## Begin RECORDED INFORMATION

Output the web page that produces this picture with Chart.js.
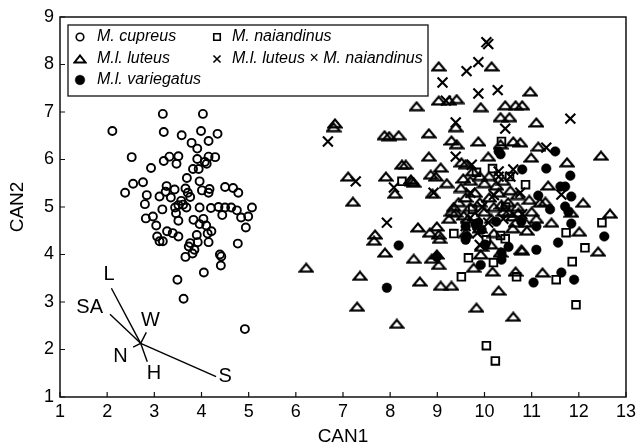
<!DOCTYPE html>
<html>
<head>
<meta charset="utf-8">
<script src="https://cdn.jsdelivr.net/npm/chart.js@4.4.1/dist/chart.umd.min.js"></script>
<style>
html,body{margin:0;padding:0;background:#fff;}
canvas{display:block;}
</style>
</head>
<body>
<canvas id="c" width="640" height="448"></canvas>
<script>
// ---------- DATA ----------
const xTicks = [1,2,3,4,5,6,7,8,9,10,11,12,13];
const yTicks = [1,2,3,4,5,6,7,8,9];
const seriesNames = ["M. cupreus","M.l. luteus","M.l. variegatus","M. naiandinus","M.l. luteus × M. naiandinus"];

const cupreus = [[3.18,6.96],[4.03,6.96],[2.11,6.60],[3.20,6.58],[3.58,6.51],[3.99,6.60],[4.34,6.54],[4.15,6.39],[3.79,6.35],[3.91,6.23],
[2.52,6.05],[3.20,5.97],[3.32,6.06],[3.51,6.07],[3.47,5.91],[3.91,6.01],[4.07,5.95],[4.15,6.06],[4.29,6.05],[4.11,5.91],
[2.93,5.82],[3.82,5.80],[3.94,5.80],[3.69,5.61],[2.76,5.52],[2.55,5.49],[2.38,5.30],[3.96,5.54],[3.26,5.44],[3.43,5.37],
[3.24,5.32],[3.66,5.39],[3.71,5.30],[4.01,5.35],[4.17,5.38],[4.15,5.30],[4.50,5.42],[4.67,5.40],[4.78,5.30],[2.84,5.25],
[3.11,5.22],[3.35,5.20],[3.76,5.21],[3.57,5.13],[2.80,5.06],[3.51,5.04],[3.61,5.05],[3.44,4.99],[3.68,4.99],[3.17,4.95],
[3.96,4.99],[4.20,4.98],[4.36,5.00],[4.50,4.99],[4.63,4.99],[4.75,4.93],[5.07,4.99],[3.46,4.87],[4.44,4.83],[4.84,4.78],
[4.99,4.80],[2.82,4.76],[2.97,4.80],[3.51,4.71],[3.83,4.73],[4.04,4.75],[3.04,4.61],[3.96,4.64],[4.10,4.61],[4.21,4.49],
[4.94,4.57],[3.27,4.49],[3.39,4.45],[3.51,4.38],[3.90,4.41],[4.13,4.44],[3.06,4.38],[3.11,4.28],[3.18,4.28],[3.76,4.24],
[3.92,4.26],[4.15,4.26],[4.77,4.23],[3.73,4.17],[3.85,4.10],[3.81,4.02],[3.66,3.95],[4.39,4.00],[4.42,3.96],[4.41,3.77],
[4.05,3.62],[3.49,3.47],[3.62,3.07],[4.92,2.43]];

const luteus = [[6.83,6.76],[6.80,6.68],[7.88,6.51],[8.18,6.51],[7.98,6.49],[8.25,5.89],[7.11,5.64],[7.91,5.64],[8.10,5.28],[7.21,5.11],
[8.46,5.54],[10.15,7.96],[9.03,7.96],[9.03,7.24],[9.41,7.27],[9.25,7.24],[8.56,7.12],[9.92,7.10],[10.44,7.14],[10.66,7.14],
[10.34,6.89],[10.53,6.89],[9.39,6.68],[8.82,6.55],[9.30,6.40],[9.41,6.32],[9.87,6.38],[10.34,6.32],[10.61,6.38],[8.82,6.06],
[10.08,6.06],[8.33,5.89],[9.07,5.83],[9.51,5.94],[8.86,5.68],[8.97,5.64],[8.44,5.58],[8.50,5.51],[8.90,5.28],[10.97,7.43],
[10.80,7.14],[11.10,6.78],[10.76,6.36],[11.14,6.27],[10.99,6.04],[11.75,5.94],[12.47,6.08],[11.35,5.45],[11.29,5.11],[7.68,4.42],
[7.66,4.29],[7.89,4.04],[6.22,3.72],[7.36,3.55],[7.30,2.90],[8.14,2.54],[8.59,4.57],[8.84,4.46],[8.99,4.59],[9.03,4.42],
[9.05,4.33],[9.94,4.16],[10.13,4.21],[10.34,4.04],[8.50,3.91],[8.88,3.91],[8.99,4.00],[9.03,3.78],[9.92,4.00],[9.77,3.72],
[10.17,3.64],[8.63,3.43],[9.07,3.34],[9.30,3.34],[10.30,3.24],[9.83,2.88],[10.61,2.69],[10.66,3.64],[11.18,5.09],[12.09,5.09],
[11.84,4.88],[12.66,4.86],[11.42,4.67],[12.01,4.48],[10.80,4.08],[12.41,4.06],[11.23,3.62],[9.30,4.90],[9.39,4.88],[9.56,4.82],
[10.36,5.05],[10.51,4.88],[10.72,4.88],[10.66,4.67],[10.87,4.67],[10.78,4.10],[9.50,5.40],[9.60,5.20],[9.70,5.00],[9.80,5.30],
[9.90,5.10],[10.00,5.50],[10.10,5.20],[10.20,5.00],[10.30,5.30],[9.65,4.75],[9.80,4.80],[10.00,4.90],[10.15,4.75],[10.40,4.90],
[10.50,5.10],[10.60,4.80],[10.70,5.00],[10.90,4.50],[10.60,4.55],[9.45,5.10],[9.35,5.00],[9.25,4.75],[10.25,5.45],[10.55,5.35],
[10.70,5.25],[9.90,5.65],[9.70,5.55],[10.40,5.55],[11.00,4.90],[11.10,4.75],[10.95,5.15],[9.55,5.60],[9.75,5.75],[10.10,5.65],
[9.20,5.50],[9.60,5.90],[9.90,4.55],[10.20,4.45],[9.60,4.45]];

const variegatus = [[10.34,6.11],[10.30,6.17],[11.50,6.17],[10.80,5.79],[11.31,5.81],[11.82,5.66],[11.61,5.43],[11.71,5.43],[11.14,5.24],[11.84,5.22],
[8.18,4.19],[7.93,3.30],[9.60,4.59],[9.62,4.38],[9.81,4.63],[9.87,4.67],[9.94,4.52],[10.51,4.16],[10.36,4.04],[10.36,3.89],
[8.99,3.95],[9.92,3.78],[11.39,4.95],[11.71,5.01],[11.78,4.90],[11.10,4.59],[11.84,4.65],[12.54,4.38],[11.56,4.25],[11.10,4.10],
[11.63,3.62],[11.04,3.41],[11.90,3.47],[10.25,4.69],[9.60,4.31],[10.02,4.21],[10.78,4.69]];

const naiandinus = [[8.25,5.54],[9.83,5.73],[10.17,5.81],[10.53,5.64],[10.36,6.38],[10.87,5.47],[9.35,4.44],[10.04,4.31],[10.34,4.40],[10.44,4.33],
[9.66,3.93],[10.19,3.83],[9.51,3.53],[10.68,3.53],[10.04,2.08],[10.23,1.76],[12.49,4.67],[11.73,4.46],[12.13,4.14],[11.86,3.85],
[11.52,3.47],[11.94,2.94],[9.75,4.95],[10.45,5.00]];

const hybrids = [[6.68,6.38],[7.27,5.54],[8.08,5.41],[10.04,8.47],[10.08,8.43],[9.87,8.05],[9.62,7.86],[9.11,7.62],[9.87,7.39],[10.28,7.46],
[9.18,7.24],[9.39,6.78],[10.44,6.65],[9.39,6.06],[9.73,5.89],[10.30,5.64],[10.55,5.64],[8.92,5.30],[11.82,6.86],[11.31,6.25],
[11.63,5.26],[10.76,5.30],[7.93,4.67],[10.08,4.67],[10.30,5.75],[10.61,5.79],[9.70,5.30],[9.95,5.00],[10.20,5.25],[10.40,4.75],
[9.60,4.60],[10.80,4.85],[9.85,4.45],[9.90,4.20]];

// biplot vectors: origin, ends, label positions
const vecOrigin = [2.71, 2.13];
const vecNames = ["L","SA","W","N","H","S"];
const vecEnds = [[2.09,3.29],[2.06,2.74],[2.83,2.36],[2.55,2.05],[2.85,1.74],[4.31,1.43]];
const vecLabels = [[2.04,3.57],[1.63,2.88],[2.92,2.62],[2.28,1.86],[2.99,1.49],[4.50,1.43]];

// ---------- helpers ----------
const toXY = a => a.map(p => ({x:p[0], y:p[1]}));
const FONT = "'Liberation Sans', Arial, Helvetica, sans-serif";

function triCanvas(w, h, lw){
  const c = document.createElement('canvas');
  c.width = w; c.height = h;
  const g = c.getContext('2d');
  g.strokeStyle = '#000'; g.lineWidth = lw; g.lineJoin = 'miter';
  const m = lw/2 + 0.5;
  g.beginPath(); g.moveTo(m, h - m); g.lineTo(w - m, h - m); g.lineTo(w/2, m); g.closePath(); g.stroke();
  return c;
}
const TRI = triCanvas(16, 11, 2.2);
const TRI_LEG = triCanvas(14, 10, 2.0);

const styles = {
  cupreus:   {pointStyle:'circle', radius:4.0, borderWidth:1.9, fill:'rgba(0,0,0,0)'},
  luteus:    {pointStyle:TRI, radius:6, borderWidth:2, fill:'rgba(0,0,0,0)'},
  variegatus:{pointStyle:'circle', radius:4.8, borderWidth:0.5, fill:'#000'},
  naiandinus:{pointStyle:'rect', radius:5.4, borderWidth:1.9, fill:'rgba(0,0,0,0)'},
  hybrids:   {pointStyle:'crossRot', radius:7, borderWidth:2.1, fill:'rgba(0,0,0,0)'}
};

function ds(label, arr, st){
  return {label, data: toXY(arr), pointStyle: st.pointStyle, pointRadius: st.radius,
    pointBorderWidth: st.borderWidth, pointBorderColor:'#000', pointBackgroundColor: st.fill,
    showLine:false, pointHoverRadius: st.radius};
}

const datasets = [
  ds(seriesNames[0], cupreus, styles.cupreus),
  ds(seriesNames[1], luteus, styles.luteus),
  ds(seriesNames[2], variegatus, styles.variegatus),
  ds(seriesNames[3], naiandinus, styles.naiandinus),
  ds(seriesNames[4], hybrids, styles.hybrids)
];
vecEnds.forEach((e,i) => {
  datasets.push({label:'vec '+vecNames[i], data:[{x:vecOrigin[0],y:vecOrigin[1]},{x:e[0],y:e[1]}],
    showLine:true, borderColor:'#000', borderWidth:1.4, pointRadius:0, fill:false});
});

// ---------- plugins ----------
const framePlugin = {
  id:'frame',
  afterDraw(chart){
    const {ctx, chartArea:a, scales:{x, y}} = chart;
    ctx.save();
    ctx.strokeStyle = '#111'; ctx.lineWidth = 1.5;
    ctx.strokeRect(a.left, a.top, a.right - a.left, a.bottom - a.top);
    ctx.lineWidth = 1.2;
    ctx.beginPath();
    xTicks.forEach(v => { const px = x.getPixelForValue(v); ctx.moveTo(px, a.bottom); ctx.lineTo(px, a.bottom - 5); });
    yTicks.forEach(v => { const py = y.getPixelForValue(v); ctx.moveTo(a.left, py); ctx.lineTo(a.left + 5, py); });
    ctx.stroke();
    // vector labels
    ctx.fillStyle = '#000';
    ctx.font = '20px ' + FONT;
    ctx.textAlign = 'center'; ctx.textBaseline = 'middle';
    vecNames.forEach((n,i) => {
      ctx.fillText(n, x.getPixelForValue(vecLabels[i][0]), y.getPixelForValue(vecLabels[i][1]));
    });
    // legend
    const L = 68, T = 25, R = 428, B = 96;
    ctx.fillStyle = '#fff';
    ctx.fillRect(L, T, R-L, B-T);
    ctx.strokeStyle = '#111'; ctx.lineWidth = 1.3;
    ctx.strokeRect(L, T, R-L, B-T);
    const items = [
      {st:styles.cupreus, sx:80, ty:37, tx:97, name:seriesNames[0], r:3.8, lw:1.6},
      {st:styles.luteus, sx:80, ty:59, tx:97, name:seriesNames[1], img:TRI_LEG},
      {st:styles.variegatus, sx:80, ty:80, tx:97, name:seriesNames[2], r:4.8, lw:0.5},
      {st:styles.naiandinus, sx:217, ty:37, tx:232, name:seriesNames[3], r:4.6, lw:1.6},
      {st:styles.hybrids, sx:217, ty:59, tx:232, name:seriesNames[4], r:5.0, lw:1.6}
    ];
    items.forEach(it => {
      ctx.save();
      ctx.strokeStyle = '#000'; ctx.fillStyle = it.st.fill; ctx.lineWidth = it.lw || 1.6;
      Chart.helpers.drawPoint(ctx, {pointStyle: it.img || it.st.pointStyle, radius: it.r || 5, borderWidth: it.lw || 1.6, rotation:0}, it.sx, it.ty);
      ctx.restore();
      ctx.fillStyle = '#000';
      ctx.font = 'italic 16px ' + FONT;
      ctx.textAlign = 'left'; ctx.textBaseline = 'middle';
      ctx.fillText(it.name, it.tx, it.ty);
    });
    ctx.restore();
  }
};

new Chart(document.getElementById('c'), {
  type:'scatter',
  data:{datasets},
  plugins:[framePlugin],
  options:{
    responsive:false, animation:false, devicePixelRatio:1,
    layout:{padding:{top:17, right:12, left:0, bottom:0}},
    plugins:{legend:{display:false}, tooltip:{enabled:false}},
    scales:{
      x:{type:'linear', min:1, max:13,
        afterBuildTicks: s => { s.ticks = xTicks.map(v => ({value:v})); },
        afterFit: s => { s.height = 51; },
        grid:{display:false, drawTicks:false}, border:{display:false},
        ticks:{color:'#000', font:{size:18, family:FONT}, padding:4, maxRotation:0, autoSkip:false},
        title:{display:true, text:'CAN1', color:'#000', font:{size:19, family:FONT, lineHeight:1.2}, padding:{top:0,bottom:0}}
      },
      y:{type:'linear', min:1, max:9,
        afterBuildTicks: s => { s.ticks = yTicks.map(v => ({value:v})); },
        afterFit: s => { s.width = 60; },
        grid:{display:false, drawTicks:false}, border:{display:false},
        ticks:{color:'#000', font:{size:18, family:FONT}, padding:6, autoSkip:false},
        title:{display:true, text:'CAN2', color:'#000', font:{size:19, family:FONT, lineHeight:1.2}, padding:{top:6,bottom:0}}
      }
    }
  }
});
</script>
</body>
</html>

## End RECORDED INFORMATION

**REQUIRED TASK**
Skip the pictures, please, and transcribe only the lines from the beginning of the material through the one that contains "[4.05,3.62],[3.49,3.47],[3.62,3.07],[4.92,2.43]];".

**SOLVED PROBLEM**
Output the web page that produces this picture with Chart.js.
<!DOCTYPE html>
<html>
<head>
<meta charset="utf-8">
<script src="https://cdn.jsdelivr.net/npm/chart.js@4.4.1/dist/chart.umd.min.js"></script>
<style>
html,body{margin:0;padding:0;background:#fff;}
canvas{display:block;}
</style>
</head>
<body>
<canvas id="c" width="640" height="448"></canvas>
<script>
// ---------- DATA ----------
const xTicks = [1,2,3,4,5,6,7,8,9,10,11,12,13];
const yTicks = [1,2,3,4,5,6,7,8,9];
const seriesNames = ["M. cupreus","M.l. luteus","M.l. variegatus","M. naiandinus","M.l. luteus × M. naiandinus"];

const cupreus = [[3.18,6.96],[4.03,6.96],[2.11,6.60],[3.20,6.58],[3.58,6.51],[3.99,6.60],[4.34,6.54],[4.15,6.39],[3.79,6.35],[3.91,6.23],
[2.52,6.05],[3.20,5.97],[3.32,6.06],[3.51,6.07],[3.47,5.91],[3.91,6.01],[4.07,5.95],[4.15,6.06],[4.29,6.05],[4.11,5.91],
[2.93,5.82],[3.82,5.80],[3.94,5.80],[3.69,5.61],[2.76,5.52],[2.55,5.49],[2.38,5.30],[3.96,5.54],[3.26,5.44],[3.43,5.37],
[3.24,5.32],[3.66,5.39],[3.71,5.30],[4.01,5.35],[4.17,5.38],[4.15,5.30],[4.50,5.42],[4.67,5.40],[4.78,5.30],[2.84,5.25],
[3.11,5.22],[3.35,5.20],[3.76,5.21],[3.57,5.13],[2.80,5.06],[3.51,5.04],[3.61,5.05],[3.44,4.99],[3.68,4.99],[3.17,4.95],
[3.96,4.99],[4.20,4.98],[4.36,5.00],[4.50,4.99],[4.63,4.99],[4.75,4.93],[5.07,4.99],[3.46,4.87],[4.44,4.83],[4.84,4.78],
[4.99,4.80],[2.82,4.76],[2.97,4.80],[3.51,4.71],[3.83,4.73],[4.04,4.75],[3.04,4.61],[3.96,4.64],[4.10,4.61],[4.21,4.49],
[4.94,4.57],[3.27,4.49],[3.39,4.45],[3.51,4.38],[3.90,4.41],[4.13,4.44],[3.06,4.38],[3.11,4.28],[3.18,4.28],[3.76,4.24],
[3.92,4.26],[4.15,4.26],[4.77,4.23],[3.73,4.17],[3.85,4.10],[3.81,4.02],[3.66,3.95],[4.39,4.00],[4.42,3.96],[4.41,3.77],
[4.05,3.62],[3.49,3.47],[3.62,3.07],[4.92,2.43]];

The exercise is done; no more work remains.